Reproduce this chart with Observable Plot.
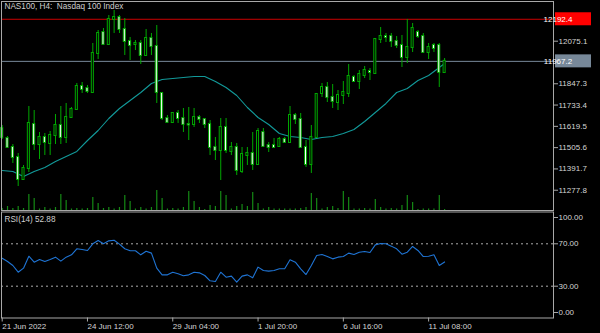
<!DOCTYPE html>
<html><head><meta charset="utf-8">
<script src="https://cdn.jsdelivr.net/npm/d3@7"></script>
<script src="https://cdn.jsdelivr.net/npm/@observablehq/plot@0.6"></script>
<style>
html,body{margin:0;padding:0;background:#000;}
#chart{position:relative;width:600px;height:333px;background:#000;overflow:hidden;}
#chart svg{position:absolute;left:0;}
</style></head>
<body><div id="chart"></div>
<script>
// ---- data (NAS100, H4) ----
const open = [11608.0,11554.5,11506.4,11452.9,11335.2,11394.0,11629.4,11522.4,11559.9,11527.8,
11570.6,11624.1,11559.9,11666.9,11709.7,11832.7,11822.0,11800.6,12009.3,12121.6,
12057.4,12191.2,12201.8,12137.7,12073.5,12057.4,12062.8,11998.6,12089.5,12046.7,
11795.3,11661.5,11640.1,11688.3,11661.5,11629.4,11629.4,11666.9,11656.2,11629.4,
11506.4,11490.3,11613.4,11485.0,11506.4,11378.0,11463.6,11474.3,11415.4,11586.6,
11517.1,11517.1,11511.7,11549.2,11533.1,11677.6,11656.2,11506.4,11415.4,11559.9,
11795.3,11827.4,11773.9,11747.1,11784.6,11795.3,11880.9,11859.5,11891.6,11913.0,
11902.3,12084.2,12100.2,12100.2,12073.5,12052.1,11987.9,12041.4,12121.6,12100.2,
12014.6,12052.1,12052.1,11907.6];
const high = [11624.1,11565.2,11522.4,11474.3,11410.1,11725.7,11704.3,11586.6,11581.3,11592.0,
11682.9,11725.7,11741.8,11720.4,11848.8,11854.1,11838.1,12062.8,12132.3,12143.0,
12212.6,12239.3,12212.6,12196.5,12094.9,12078.8,12078.8,12137.7,12116.3,12159.1,
11800.6,11677.6,11693.6,11704.3,11715.0,11720.4,11715.0,11677.6,11661.5,11650.8,
11559.9,11661.5,11661.5,11533.1,11527.8,11506.4,11506.4,11586.6,11608.0,11608.0,
11533.1,11554.5,11559.9,11559.9,11725.7,11688.3,11688.3,11543.8,11624.1,11795.3,
11848.8,11854.1,11843.4,11811.3,11859.5,11950.4,11891.6,11918.3,11939.7,11929.0,
12089.5,12148.4,12116.3,12116.3,12100.2,12105.6,12191.2,12169.8,12132.3,12116.3,
12062.8,12062.8,12062.8,11982.5];
const low = [11549.2,11501.0,11420.8,11297.7,11329.8,11372.6,11490.3,11442.2,11463.6,11463.6,
11522.4,11522.4,11527.8,11661.5,11704.3,11795.3,11795.3,11800.6,11977.2,12052.1,
12052.1,12116.3,12116.3,11998.6,11971.8,12025.3,11950.4,11993.2,11998.6,11741.8,
11650.8,11634.8,11634.8,11634.8,11586.6,11543.8,11613.4,11634.8,11608.0,11463.6,
11436.8,11329.8,11474.3,11463.6,11356.6,11367.3,11410.1,11383.3,11410.1,11506.4,
11479.6,11501.0,11506.4,11527.8,11533.1,11629.4,11501.0,11399.4,11367.3,11559.9,
11773.9,11747.1,11715.0,11704.3,11736.4,11773.9,11854.1,11816.7,11875.5,11864.8,
11896.9,12062.8,12068.1,12041.4,12036.0,11934.4,11955.8,12014.6,12089.5,12009.3,
11977.2,12014.6,11827.4,11902.3];
const close = [11559.9,11506.4,11452.9,11335.2,11394.0,11634.8,11522.4,11559.9,11533.1,11570.6,
11624.1,11559.9,11666.9,11709.7,11832.7,11816.7,11806.0,12009.3,12116.3,12057.4,
12191.2,12201.8,12137.7,12073.5,12052.1,12062.8,11998.6,12089.5,12046.7,11800.6,
11661.5,11640.1,11688.3,11661.5,11629.4,11627.0,11666.9,11656.2,11629.4,11506.4,
11490.3,11613.4,11490.3,11506.4,11383.3,11468.9,11474.3,11415.4,11592.0,11511.7,
11506.4,11506.4,11549.2,11533.1,11677.6,11656.2,11506.4,11415.4,11559.9,11789.9,
11827.4,11773.9,11752.5,11784.6,11800.6,11886.2,11859.5,11896.9,11918.3,11907.6,
12084.2,12100.2,12094.9,12073.5,12052.1,11987.9,12041.4,12143.0,12100.2,12014.6,
12041.4,12036.0,11907.6,11967.2];
const volume = [2000,4000,2000,4000,2000,16000,12000,1500,3000,1500,
3000,16000,10000,1500,2000,1500,2000,13000,7000,2000,
3000,1500,3000,15000,9000,1500,3000,1500,3000,20000,
12000,1500,2000,1500,3000,19000,9000,3000,1000,5000,
4000,19000,15000,1500,4000,6000,4000,18000,7000,1500,
3000,1500,1500,1500,1500,1500,2000,3000,17000,12000,
1500,3000,4000,2000,19000,13000,1500,1500,2000,1500,
11000,3000,1500,2000,1500,5000,15000,8000,1000,1500,
1500,1500,15000,1000];
const maIdx = [0,2,4,6,8,10,12,14,16,18,20,22,24,26,28,30,32,34,36,38,40,
42,44,46,48,50,52,54,56,58,60,62,64,66,68,70,72,74,76,78,80,82,83];
const maVal = [11383.3,11377.9,11351.2,11377.9,11399.4,11431.5,11458.2,11485.0,11543.8,11597.3,
11661.5,11715.0,11757.8,11800.6,11848.8,11870.2,11875.5,11880.9,11886.2,11886.2,
11859.5,11827.4,11784.6,11720.4,11666.9,11629.4,11581.3,11565.2,11559.9,11549.2,
11559.9,11565.2,11581.3,11602.7,11645.5,11693.6,11741.8,11800.6,11822.0,11864.8,
11891.6,11934.4,11955.8];
const rsi = [56.4,53.3,49.5,43.2,47.0,58.3,52.7,55.2,53.3,55.2,
57.4,53.6,57.4,59.6,65.3,64.6,63.7,70.0,73.1,70.0,
72.8,73.4,69.7,65.3,63.4,63.4,59.6,63.0,61.2,47.0,
40.7,40.7,43.2,41.7,39.8,40.7,43.2,42.6,40.1,35.1,
34.4,43.2,38.5,39.5,33.8,39.5,40.7,37.9,48.0,44.8,
44.2,44.8,46.4,46.4,54.9,52.7,46.4,41.0,49.5,59.0,
59.9,58.0,55.8,57.4,58.0,61.2,59.9,62.1,62.7,61.8,
69.0,70.3,70.0,67.8,65.3,60.2,62.1,67.5,63.7,58.0,
58.3,59.6,49.5,52.88];
const priceTicks = [12075.1,11847.3,11733.4,11619.5,11505.6,11391.7,11277.8];
const redLevel = 12192.4;
const bidLevel = 11967.2;
const rsiLevels = [70,30];
const dateTickIdx = [0,16,32,48,64,80];
const dateTickLabels = ["21 Jun 2022","24 Jun 12:00","29 Jun 04:00","1 Jul 20:00","6 Jul 16:00","11 Jul 08:00"];
const titleText = "NAS100, H4:\u00a0 Nasdaq 100 Index";
const rsiTitle = "RSI(14) 52.88";

// ---- chart ----
const FONT = "Liberation Sans, Arial, sans-serif";
const GREEN = "#00a800";
const VOLGREEN = "#158a15";
const FG = "#d4d4d4";
const GRID = "#a8a8a8";
const xDom = [-0.131, 103.43];
const candles = close.map((c, i) => ({i, o: open[i], h: high[i], l: low[i], c}));
const labelMap = new Map(dateTickIdx.map((d, k) => [d, dateTickLabels[k]]));
const style = {background: "transparent", color: FG, fontFamily: FONT, fontSize: "8px", overflow: "visible"};
const common = {width: 600, marginLeft: 1, marginRight: 47, x: {domain: xDom, axis: null}, style};

const chart = document.getElementById("chart");

const volPlot = Plot.plot({
  ...common, height: 211, marginTop: 1, marginBottom: 1,
  y: {domain: [0, 208000], axis: null},
  marks: [
    Plot.ruleX(volume, {x: (d, i) => i, y1: 0, y2: d => d, stroke: VOLGREEN, strokeWidth: 1.2})
  ]
});
volPlot.style.top = "0px";
chart.appendChild(volPlot);

const pricePlot = Plot.plot({
  ...common, height: 211, marginTop: 1, marginBottom: 1,
  y: {domain: [11169.3, 12287.45], axis: null},
  marks: [
    Plot.ruleY([bidLevel], {stroke: "#778899"}),
    Plot.ruleY([redLevel], {stroke: "#cc0000"}),
    Plot.line(maIdx, {x: d => d, y: (d, k) => maVal[k], stroke: "#129a9a", strokeWidth: 1.1}),
    Plot.ruleX(candles, {x: "i", y1: "l", y2: "h", stroke: GREEN, strokeWidth: 1}),
    Plot.rect(candles, {x1: d => d.i - 0.19, x2: d => d.i + 0.19, y1: "o", y2: "c",
      insetTop: -0.5, insetBottom: -0.5,
      fill: d => d.c >= d.o ? "black" : "white", stroke: GREEN, strokeWidth: 1}),
    Plot.axisY(priceTicks, {anchor: "right", tickSize: 4, tickPadding: 1, fontSize: 8,
      tickFormat: d => d.toFixed(1), stroke: GRID, fill: FG}),
    Plot.frame({stroke: GRID}),
    Plot.text([titleText], {frameAnchor: "top-left", dx: 3, dy: 2, lineAnchor: "top",
      fontSize: 8.2, fill: "#cfcfcf"})
  ]
});
pricePlot.style.top = "0px";
chart.appendChild(pricePlot);

// price labels on the right axis (positioned by Plot's scales)
const ySc = pricePlot.scale("y");
const xEnd = pricePlot.scale("x").range[1];
const svgSel = d3.select(pricePlot);
[[redLevel, "#ff0000"], [bidLevel, "#778899"]].forEach(([v, col]) => {
  const yy = ySc.apply(v);
  const g = svgSel.append("g");
  g.append("rect").attr("x", xEnd + 2).attr("y", yy - 6.5).attr("width", 36).attr("height", 13).attr("fill", col);
  g.append("text").attr("x", xEnd + 5).attr("y", yy).attr("dy", "0.35em")
    .attr("fill", "white").attr("font-size", 8).attr("font-family", FONT).text(v.toFixed(1));
});

const rsiPlot = Plot.plot({
  ...common, height: 123, marginTop: 1.5, marginBottom: 15.5,
  y: {domain: [0, 100], axis: null},
  marks: [
    Plot.ruleY(rsiLevels, {stroke: "#bdbdbd", strokeDasharray: "2,3", strokeWidth: 0.9}),
    Plot.line(rsi, {x: (d, i) => i, y: d => d, stroke: "#1f74d4", strokeWidth: 1.1}),
    Plot.axisY(rsiLevels, {anchor: "right", tickSize: 4, tickPadding: 1, fontSize: 8,
      tickFormat: d => d.toFixed(2), stroke: GRID, fill: FG}),
    Plot.axisY([100], {anchor: "right", tickSize: 4, tickPadding: 1, fontSize: 8, dy: 5.5,
      tickFormat: d => d.toFixed(2), stroke: GRID, fill: FG}),
    Plot.axisY([0], {anchor: "right", tickSize: 4, tickPadding: 1, fontSize: 8, dy: -5.5,
      tickFormat: d => d.toFixed(2), stroke: GRID, fill: FG}),
    Plot.axisX(dateTickIdx, {anchor: "bottom", tickSize: 4, tickPadding: 1, fontSize: 8,
      textAnchor: "start", tickFormat: d => labelMap.get(d), stroke: GRID, fill: FG}),
    Plot.frame({stroke: GRID}),
    Plot.text([rsiTitle], {frameAnchor: "top-left", dx: 3, dy: 4, lineAnchor: "top",
      fontSize: 8.2, fill: "#cfcfcf"})
  ]
});
rsiPlot.style.top = "210px";
chart.appendChild(rsiPlot);
</script>
</body></html>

### Your objective
Give the count of lines in the data shown above that contain "chart", and nothing else.

### Response
9